Est-ce que ses chansons l'aident, lui, à vivre? «Non. Je pourrais arrêter n'importe quand d'en faire. Je me suis jamais demandé à quoi mes chansons servaient, de toute façon. Je me mêle pas de ça.» Il ne s'est pas mêlé non plus, pour la première fois, de la réalisation et des arrangements (à une chanson près): le multi-instrumentiste Claude Fradette a mené le bal, s'entourant d'autant de musiciens que les chansons en demandaient. Du monde à la messe, des instruments en masse, y compris de la flûte irlandaise. «J'avais des chansons écrites sur plusieurs années, dans différents styles. Claude a une culture musicale nord-américaine tellement profonde, il a pu donner à l'album une cohérence, même si ça va du blues [Les Deux pétards, très Abbittibbi dans le genre] jusqu'au traditionnel [Tous les gens de plaisir]. Ça se tient, je trouve, et c'est grâce à lui.»

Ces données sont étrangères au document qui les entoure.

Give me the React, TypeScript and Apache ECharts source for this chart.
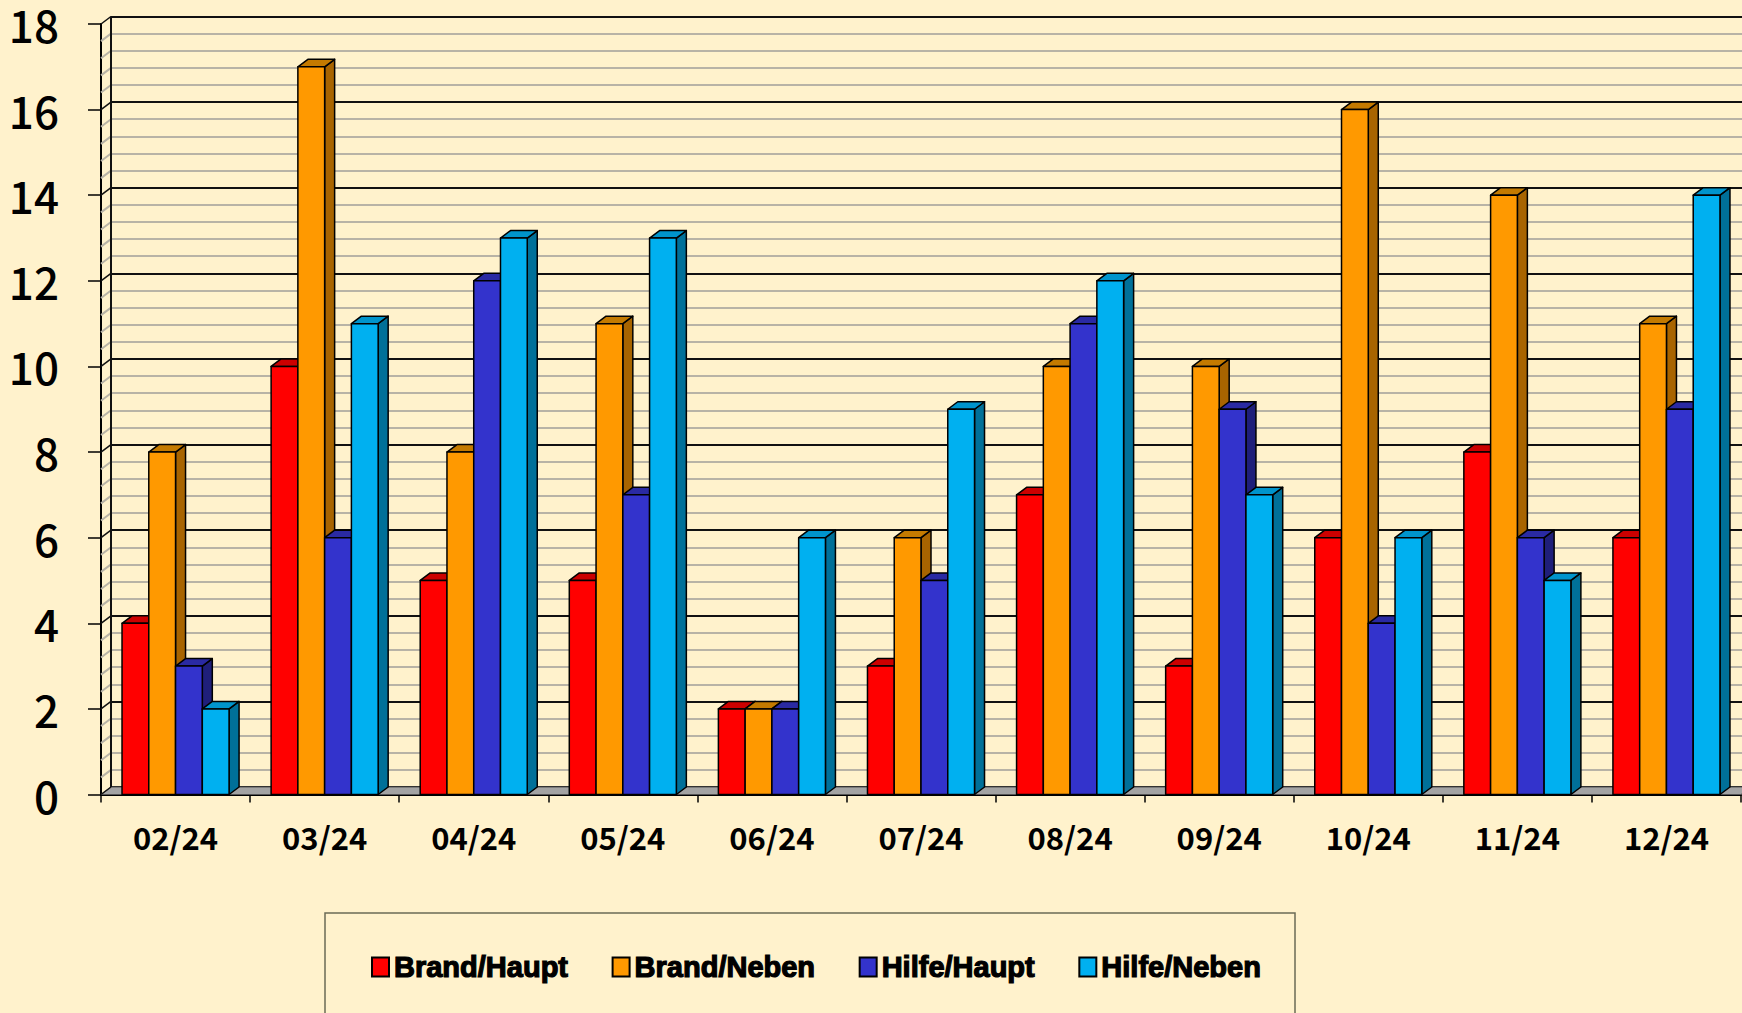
import React, { useEffect, useRef } from "react";
import * as echarts from "echarts";

const categories = ["02/24", "03/24", "04/24", "05/24", "06/24", "07/24", "08/24", "09/24", "10/24", "11/24", "12/24"];
const seriesNames = ["Brand/Haupt", "Brand/Neben", "Hilfe/Haupt", "Hilfe/Neben"];
const brandHaupt = [4, 10, 5, 5, 2, 3, 7, 3, 6, 8, 6];
const brandNeben = [8, 17, 8, 11, 2, 6, 10, 10, 16, 14, 11];
const hilfeHaupt = [3, 6, 12, 7, 2, 5, 11, 9, 4, 6, 9];
const hilfeNeben = [2, 11, 13, 13, 6, 9, 12, 7, 6, 5, 14];
const yTicks = { min: 0, max: 18, interval: 2, minorSplit: 5 };

const frontColors = ["#FF0000", "#FF9900", "#3333CC", "#00B0F0"];
const topColors = ["#CC0000", "#C47A00", "#2A2AA3", "#0094CC"];
const sideColors = ["#990000", "#A86400", "#1F1F7A", "#007099"];

const DX = 10;
const DY = -7.5;
const BAR_RATIO = 0.1795;

function barRenderer(k: number) {
  return (params: any, api: any) => {
    const ci = api.value(0);
    const v = api.value(1);
    const base = api.coord([ci, 0]);
    const tp = api.coord([ci, v]);
    const band = api.size([1, 0])[0];
    const w = band * BAR_RATIO;
    const x0 = base[0] - 2 * w + k * w;
    const x1 = x0 + w;
    const yb = base[1];
    const yt = tp[1];
    const st = { stroke: "#000", lineWidth: 1.5, lineJoin: "round" };
    return {
      type: "group",
      children: [
        { type: "polygon", shape: { points: [[x1, yt], [x1 + DX, yt + DY], [x1 + DX, yb + DY], [x1, yb]] }, style: { fill: sideColors[k], ...st } },
        { type: "polygon", shape: { points: [[x0, yt], [x0 + DX, yt + DY], [x1 + DX, yt + DY], [x1, yt]] }, style: { fill: topColors[k], ...st } },
        { type: "rect", shape: { x: x0, y: yt, width: w, height: yb - yt }, style: { fill: frontColors[k], ...st } },
      ],
    };
  };
}

function decoRenderer(params: any, api: any) {
  const cs = params.coordSys;
  const xl = cs.x;
  const xr = cs.x + cs.width;
  const yb = cs.y + cs.height;
  const yt = cs.y;
  const children: any[] = [];
  children.push({
    type: "polygon",
    shape: { points: [[xl, yb], [xr, yb], [xr + DX, yb + DY], [xl + DX, yb + DY]] },
    style: { fill: "#A3A3A3", stroke: "#555", lineWidth: 1 },
  });
  const step = yTicks.interval / yTicks.minorSplit;
  const n = Math.round((yTicks.max - yTicks.min) / step);
  for (let i = 0; i <= n; i++) {
    const v = yTicks.min + i * step;
    const y = api.coord([0, v])[1];
    const major = i % yTicks.minorSplit === 0;
    children.push({
      type: "line",
      shape: { x1: xl, y1: y, x2: xl + DX, y2: y + DY },
      style: { stroke: major ? "#111" : "#B8B3A6", lineWidth: major ? 1.5 : 2 },
    });
  }
  children.push({
    type: "line",
    shape: { x1: xl + DX, y1: yt + DY, x2: xl + DX, y2: yb + DY },
    style: { stroke: "#111", lineWidth: 2 },
  });
  return { type: "group", children };
}

export default function App() {
  const ref = useRef<HTMLDivElement>(null);
  useEffect(() => {
    document.body.style.margin = "0";
    const chart = echarts.init(ref.current!, null, { renderer: "svg" });
    const values = [brandHaupt, brandNeben, hilfeHaupt, hilfeNeben];
    const option: any = {
      animation: false,
      backgroundColor: "#FFF2CC",
      grid: [
        { left: 101, right: 1, top: 24, bottom: 218.5 },
        { left: 101 + DX, right: 1 - DX, top: 24 + DY, bottom: 218.5 - DY },
      ],
      xAxis: [
        {
          type: "category",
          gridIndex: 0,
          data: categories,
          axisLine: { lineStyle: { color: "#000", width: 2 } },
          axisTick: { show: true, interval: 0, length: 8, lineStyle: { color: "#000", width: 1.5 } },
          axisLabel: {
            interval: 0,
            margin: 26,
            color: "#000",
            fontSize: 31,
            fontWeight: "bold",
            fontFamily: "Noto Sans CJK JP",
          },
          splitLine: { show: false },
        },
        {
          type: "category",
          gridIndex: 1,
          data: categories,
          axisLine: { show: false },
          axisTick: { show: false },
          axisLabel: { show: false },
          splitLine: { show: false },
        },
      ],
      yAxis: [
        {
          type: "value",
          gridIndex: 0,
          min: yTicks.min,
          max: yTicks.max,
          interval: yTicks.interval,
          axisLine: { show: true, lineStyle: { color: "#000", width: 2 } },
          axisTick: { show: true, length: 13, lineStyle: { color: "#000", width: 1.5 } },
          axisLabel: {
            margin: 42,
            color: "#000",
            fontSize: 44,
            lineHeight: 40,
            fontWeight: 500,
            fontFamily: "Noto Sans CJK JP",
          },
          splitLine: { show: false },
        },
        {
          type: "value",
          gridIndex: 1,
          min: yTicks.min,
          max: yTicks.max,
          interval: yTicks.interval,
          axisLine: { show: false },
          axisTick: { show: false },
          axisLabel: { show: false },
          minorTick: { show: false, splitNumber: yTicks.minorSplit },
          splitLine: { show: true, lineStyle: { color: "#111", width: 2 } },
          minorSplitLine: { show: true, lineStyle: { color: "#B8B3A6", width: 2 } },
        },
      ],
      legend: {
        data: seriesNames,
        left: 366,
        top: 947,
        icon: "rect",
        itemWidth: 17,
        itemHeight: 19,
        itemGap: 43,
        itemStyle: { borderColor: "#000", borderWidth: 2 },
        textStyle: {
          fontFamily: "Liberation Sans",
          fontWeight: "bold",
          fontSize: 29,
          color: "#000",
          textBorderColor: "#000",
          textBorderWidth: 1.2,
        },
      },
      graphic: [
        {
          type: "rect",
          shape: { x: 325, y: 913, width: 970, height: 120 },
          style: { fill: "none", stroke: "#6B6B55", lineWidth: 1.5 },
          z: 0,
        },
      ],
      series: [
        {
          type: "custom",
          name: "deco",
          xAxisIndex: 0,
          yAxisIndex: 0,
          silent: true,
          z: 1,
          data: [[0, 0]],
          renderItem: decoRenderer,
        },
        ...seriesNames.map((name, k) => ({
          type: "custom",
          name,
          xAxisIndex: 0,
          yAxisIndex: 0,
          z: 2,
          itemStyle: { color: frontColors[k] },
          encode: { x: 0, y: 1 },
          data: values[k].map((v, i) => [i, v]),
          renderItem: barRenderer(k),
        })),
      ],
    };
    chart.setOption(option);
    return () => chart.dispose();
  }, []);
  return <div ref={ref} style={{ position: "fixed", left: 0, top: 0, width: 1742, height: 1013 }} />;
}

C'est tout de même grâce à Desjardins si l'on trouve dans L'Existoire une chanson de... Mario Peluso, bouleversante Sur son épaule, dénichée sur le premier album du compatriote abitibien (Malgré tout, paru en 1998). Peluso, qu'on aime comme on aime Stephen Faulkner. Un grand de notre country-folk. Un Neil Young de la marge éternelle. «Tellement underrated, résume Richard. Il sait écrire, mais il sait pas comment s'aider.» La veille, il lui a donné rendez-vous pour lui donner l'album, Peluso ne s'est pas présenté. «Ça fait rien. La chanson est là, c'est comme un signal. Pour dire qu'il existe, ce gars-là, et qu'il est encore bon.» Parole du bon gars.